Problem details: Repeat the data that follows, word for word, without the images.

Data extract:

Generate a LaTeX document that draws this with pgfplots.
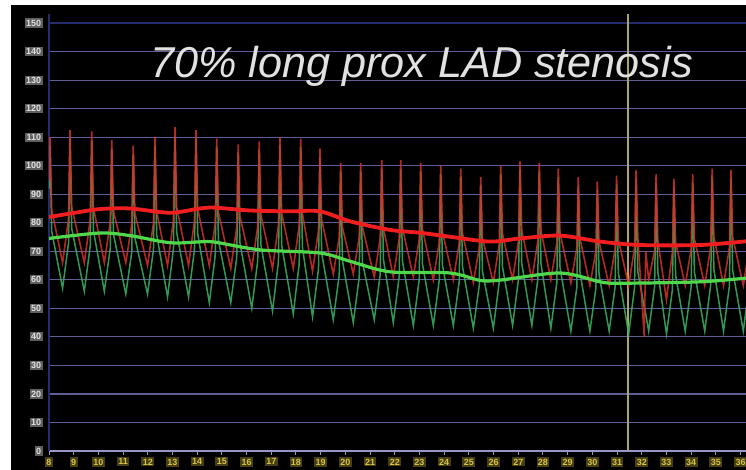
\documentclass[border=0pt]{standalone}
\usepackage{fontspec}
\setmainfont{Liberation Sans}
\usepackage{pgfplots}
\pgfplotsset{compat=1.18}
\usepackage{pgfplotstable}
\definecolor{gridc}{RGB}{95,95,150}
\definecolor{topc}{RGB}{35,45,110}
\definecolor{axc}{RGB}{150,150,200}
\definecolor{cursc}{RGB}{175,165,95}
\definecolor{redp}{RGB}{210,50,40}
\definecolor{greenp}{RGB}{55,170,95}
\definecolor{redm}{RGB}{240,30,30}
\definecolor{greenm}{RGB}{80,215,75}
\definecolor{ylab}{RGB}{215,195,70}
\definecolor{ylabbg}{RGB}{70,62,20}
\definecolor{glab}{RGB}{225,225,225}
\definecolor{glabbg}{RGB}{95,95,95}

\pgfplotstableread{
x red green
8.00 95 92
8.04 110 107
8.11 84.5 77
8.55 66 57
8.79 81.3 72.8
8.85 112.5 109.5
8.92 85.5 78
9.43 66 56
9.67 81.2 71.9
9.73 112 109
9.80 85.3 77.2
10.24 66 56
10.48 80.2 71
10.54 109 106
10.61 84.1 76
11.11 66 55
11.35 79.5 69.7
11.41 107 104
11.48 83.2 74.6
11.99 65 55
12.23 79.9 70.6
12.29 110 107
12.36 83.9 75.8
12.80 65 54
13.04 81 71
13.10 113.5 110.5
13.17 85.4 76.6
13.65 65 54
13.89 80.7 70.7
13.95 112.5 109.5
14.02 85 76.2
14.49 65 52
14.73 79.7 68.4
14.79 109.5 106.5
14.86 83.7 73.8
15.36 64 52
15.60 78.4 67.8
15.66 107.5 104.5
15.73 82.3 73
16.21 64 50
16.45 78.7 66.7
16.51 108.5 105.5
16.58 82.7 72.2
17.05 64 49
17.29 79.2 66.4
17.35 110 107
17.42 83.3 72.2
17.89 64 48
18.13 79 65.6
18.19 109.5 106.5
18.26 83.1 71.4
18.67 63 47
18.91 77.2 63.8
18.97 106 103
19.04 81.1 69.4
19.51 62 46
19.75 74.9 61.6
19.81 101 98
19.88 78.4 66.8
20.32 62 45
20.56 74.9 60.9
20.62 101 98
20.69 78.4 66.2
21.17 61 46
21.41 74.5 61.9
21.47 102 99
21.54 78.2 67.2
21.94 61 45
22.18 74.5 61.2
22.24 102 99
22.31 78.2 66.6
22.75 61 44
22.99 74.2 60.2
23.05 101 98
23.12 77.8 65.6
23.56 60 44
23.80 73.2 59.9
23.86 100 97
23.93 76.8 65.2
24.37 60 44
24.61 72.9 59.6
24.67 99 96
24.74 76.4 64.8
25.18 59 43
25.42 71.2 58
25.48 96 93
25.55 74.5 63
25.99 59 43
26.23 72.5 59.2
26.29 100 97
26.36 76.2 64.6
26.77 60 44
27.01 73.7 60.4
27.07 101.5 98.5
27.14 77.4 65.8
27.55 60 44
27.79 73.5 60.2
27.85 101 98
27.92 77.2 65.6
28.32 60 43
28.56 72.9 58.9
28.62 99 96
28.69 76.4 64.2
29.13 59 42
29.37 71.2 57.3
29.43 96 93
29.50 74.5 62.4
29.90 58 42
30.14 70 56.9
30.20 94.5 91.5
30.27 73.3 61.8
30.68 58 42
30.92 70.7 57.5
30.98 96.5 93.5
31.05 74.2 62.6
31.47 58 41
31.71 71.4 57.4
31.77 98.5 95.5
31.84 75 62.8
32.10 40 50.4
32.16 70 48
32.28 60 42
32.52 70.2 57.6
32.58 97 94
32.65 73.8 62.8
33.00 53 41
33.24 69.7 56.5
33.30 95.5 92.5
33.37 73.2 61.6
33.76 58 42
34.00 70.9 57.6
34.06 97 94
34.13 74.4 62.8
34.55 58 42
34.79 71.5 58.2
34.85 99 96
34.92 75.2 63.6
35.31 58 42
35.55 71.4 58
35.61 98.5 95.5
35.68 75 63.4
36.11 58 42
36.35 71 58
}\trace

\pgfplotstableread{
x y
8.00 82
9.05 83.5
10.06 84.8
11.28 85
12.90 83.5
14.11 85
14.72 85.3
16.14 84.3
17.76 84
18.97 84
20.19 80.5
21.80 77.5
23.02 76.5
24.23 75.1
25.85 73.4
27.07 74.5
28.69 75.5
30.31 73.4
31.93 72.2
34.36 72.2
36.22 73.5
}\redmean

\pgfplotstableread{
x y
8.00 74.5
10.06 76.4
11.28 75.5
12.90 73
14.11 73.3
14.72 73.2
16.54 70.5
18.97 69.4
20.19 66.5
21.80 62.8
24.23 62.4
25.45 59.8
26.26 59.9
28.69 62.4
30.31 59.3
31.12 58.8
34.36 59.3
36.22 60.6
}\greenmean

\begin{document}
\begin{tikzpicture}[x=1pt,y=1pt]
\useasboundingbox (0,0) rectangle (373,235);
\fill[white] (0,0) rectangle (373,235);
\begin{scope}
\clip (0,0) rectangle (373,235);
\fill[black] (5.5,0) rectangle (373,232.5);
\begin{axis}[
  at={(24.5pt,9.5pt)}, anchor=south west,
  scale only axis, width=348.5pt, height=218.25pt,
  xmin=8, xmax=36.22, ymin=0, ymax=153,
  axis x line*=bottom, axis y line*=left,
  x axis line style={draw=axc, line width=0.8pt, -},
  y axis line style={draw=topc, line width=0.6pt, -},
  xtick={8,...,36}, ytick={0,10,...,150},
  xtick align=outside, major tick length=2pt,
  xtick style={draw=axc, line width=0.5pt},
  ytick style={draw=none},
  ymajorgrids, grid style={draw=gridc, line width=0.6pt},
  /pgf/number format/assume math mode=true,
  xticklabel style={font=\fontsize{4.5}{5}\selectfont\bfseries, text=ylab, fill=ylabbg, inner sep=0.7pt, yshift=-1pt},
  yticklabel style={font=\fontsize{4.5}{5}\selectfont\bfseries, text=glab, fill=glabbg, inner sep=0.7pt, xshift=-3pt},
  clip=true,
]
\addplot[topc, line width=1.4pt] coordinates {(8,150) (36.22,150)};
\addplot[cursc, line width=0.6pt] coordinates {(31.44,0) (31.44,153)};
\addplot[greenp, line width=0.75pt, opacity=0.9] table[x=x, y=green] {\trace};
\addplot[redp, line width=0.8pt, opacity=0.85] table[x=x, y=red] {\trace};
\addplot[greenm, line width=1.6pt, smooth] table[x=x, y=y] {\greenmean};
\addplot[redm, line width=1.9pt, smooth] table[x=x, y=y] {\redmean};
\end{axis}
\end{scope}
\node[anchor=base, text=glab, font=\fontsize{21.6}{24}\selectfont\itshape] at (210.75,196) {70\% long prox LAD stenosis};
\end{tikzpicture}
\end{document}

Correct result:
Generate a LaTeX document that draws this with pgfplots.
\documentclass[border=0pt]{standalone}
\usepackage{fontspec}
\setmainfont{Liberation Sans}
\usepackage{pgfplots}
\pgfplotsset{compat=1.18}
\usepackage{pgfplotstable}
\definecolor{gridc}{RGB}{95,95,150}
\definecolor{topc}{RGB}{35,45,110}
\definecolor{axc}{RGB}{150,150,200}
\definecolor{cursc}{RGB}{175,165,95}
\definecolor{redp}{RGB}{210,50,40}
\definecolor{greenp}{RGB}{55,170,95}
\definecolor{redm}{RGB}{240,30,30}
\definecolor{greenm}{RGB}{80,215,75}
\definecolor{ylab}{RGB}{215,195,70}
\definecolor{ylabbg}{RGB}{70,62,20}
\definecolor{glab}{RGB}{225,225,225}
\definecolor{glabbg}{RGB}{95,95,95}

\pgfplotstableread{
x red green
8.00 95 92
8.04 110 107
8.11 84.5 77
8.55 66 57
8.79 81.3 72.8
8.85 112.5 109.5
8.92 85.5 78
9.43 66 56
9.67 81.2 71.9
9.73 112 109
9.80 85.3 77.2
10.24 66 56
10.48 80.2 71
10.54 109 106
10.61 84.1 76
11.11 66 55
11.35 79.5 69.7
11.41 107 104
11.48 83.2 74.6
11.99 65 55
12.23 79.9 70.6
12.29 110 107
12.36 83.9 75.8
12.80 65 54
13.04 81 71
13.10 113.5 110.5
13.17 85.4 76.6
13.65 65 54
13.89 80.7 70.7
13.95 112.5 109.5
14.02 85 76.2
14.49 65 52
14.73 79.7 68.4
14.79 109.5 106.5
14.86 83.7 73.8
15.36 64 52
15.60 78.4 67.8
15.66 107.5 104.5
15.73 82.3 73
16.21 64 50
16.45 78.7 66.7
16.51 108.5 105.5
16.58 82.7 72.2
17.05 64 49
17.29 79.2 66.4
17.35 110 107
17.42 83.3 72.2
17.89 64 48
18.13 79 65.6
18.19 109.5 106.5
18.26 83.1 71.4
18.67 63 47
18.91 77.2 63.8
18.97 106 103
19.04 81.1 69.4
19.51 62 46
19.75 74.9 61.6
19.81 101 98
19.88 78.4 66.8
20.32 62 45
20.56 74.9 60.9
20.62 101 98
20.69 78.4 66.2
21.17 61 46
21.41 74.5 61.9
21.47 102 99
21.54 78.2 67.2
21.94 61 45
22.18 74.5 61.2
22.24 102 99
22.31 78.2 66.6
22.75 61 44
22.99 74.2 60.2
23.05 101 98
23.12 77.8 65.6
23.56 60 44
23.80 73.2 59.9
23.86 100 97
23.93 76.8 65.2
24.37 60 44
24.61 72.9 59.6
24.67 99 96
24.74 76.4 64.8
25.18 59 43
25.42 71.2 58
25.48 96 93
25.55 74.5 63
25.99 59 43
26.23 72.5 59.2
26.29 100 97
26.36 76.2 64.6
26.77 60 44
27.01 73.7 60.4
27.07 101.5 98.5
27.14 77.4 65.8
27.55 60 44
27.79 73.5 60.2
27.85 101 98
27.92 77.2 65.6
28.32 60 43
28.56 72.9 58.9
28.62 99 96
28.69 76.4 64.2
29.13 59 42
29.37 71.2 57.3
29.43 96 93
29.50 74.5 62.4
29.90 58 42
30.14 70 56.9
30.20 94.5 91.5
30.27 73.3 61.8
30.68 58 42
30.92 70.7 57.5
30.98 96.5 93.5
31.05 74.2 62.6
31.47 58 41
31.71 71.4 57.4
31.77 98.5 95.5
31.84 75 62.8
32.10 40 50.4
32.16 70 48
32.28 60 42
32.52 70.2 57.6
32.58 97 94
32.65 73.8 62.8
33.00 53 41
33.24 69.7 56.5
33.30 95.5 92.5
33.37 73.2 61.6
33.76 58 42
34.00 70.9 57.6
34.06 97 94
34.13 74.4 62.8
34.55 58 42
34.79 71.5 58.2
34.85 99 96
34.92 75.2 63.6
35.31 58 42
35.55 71.4 58
35.61 98.5 95.5
35.68 75 63.4
36.11 58 42
36.35 71 58
}\trace

\pgfplotstableread{
x y
8.00 82
9.05 83.5
10.06 84.8
11.28 85
12.90 83.5
14.11 85
14.72 85.3
16.14 84.3
17.76 84
18.97 84
20.19 80.5
21.80 77.5
23.02 76.5
24.23 75.1
25.85 73.4
27.07 74.5
28.69 75.5
30.31 73.4
31.93 72.2
34.36 72.2
36.22 73.5
}\redmean

\pgfplotstableread{
x y
8.00 74.5
10.06 76.4
11.28 75.5
12.90 73
14.11 73.3
14.72 73.2
16.54 70.5
18.97 69.4
20.19 66.5
21.80 62.8
24.23 62.4
25.45 59.8
26.26 59.9
28.69 62.4
30.31 59.3
31.12 58.8
34.36 59.3
36.22 60.6
}\greenmean

\begin{document}
\begin{tikzpicture}[x=1pt,y=1pt]
\useasboundingbox (0,0) rectangle (373,235);
\fill[white] (0,0) rectangle (373,235);
\begin{scope}
\clip (0,0) rectangle (373,235);
\fill[black] (5.5,0) rectangle (373,232.5);
\begin{axis}[
  at={(24.5pt,9.5pt)}, anchor=south west,
  scale only axis, width=348.5pt, height=218.25pt,
  xmin=8, xmax=36.22, ymin=0, ymax=153,
  axis x line*=bottom, axis y line*=left,
  x axis line style={draw=axc, line width=0.8pt, -},
  y axis line style={draw=topc, line width=0.6pt, -},
  xtick={8,...,36}, ytick={0,10,...,150},
  xtick align=outside, major tick length=2pt,
  xtick style={draw=axc, line width=0.5pt},
  ytick style={draw=none},
  ymajorgrids, grid style={draw=gridc, line width=0.6pt},
  /pgf/number format/assume math mode=true,
  xticklabel style={font=\fontsize{4.5}{5}\selectfont\bfseries, text=ylab, fill=ylabbg, inner sep=0.7pt, yshift=-1pt},
  yticklabel style={font=\fontsize{4.5}{5}\selectfont\bfseries, text=glab, fill=glabbg, inner sep=0.7pt, xshift=-3pt},
  clip=true,
]
\addplot[topc, line width=1.4pt] coordinates {(8,150) (36.22,150)};
\addplot[cursc, line width=0.6pt] coordinates {(31.44,0) (31.44,153)};
\addplot[greenp, line width=0.75pt, opacity=0.9] table[x=x, y=green] {\trace};
\addplot[redp, line width=0.8pt, opacity=0.85] table[x=x, y=red] {\trace};
\addplot[greenm, line width=1.6pt, smooth] table[x=x, y=y] {\greenmean};
\addplot[redm, line width=1.9pt, smooth] table[x=x, y=y] {\redmean};
\end{axis}
\end{scope}
\node[anchor=base, text=glab, font=\fontsize{21.6}{24}\selectfont\itshape] at (210.75,196) {70\% long prox LAD stenosis};
\end{tikzpicture}
\end{document}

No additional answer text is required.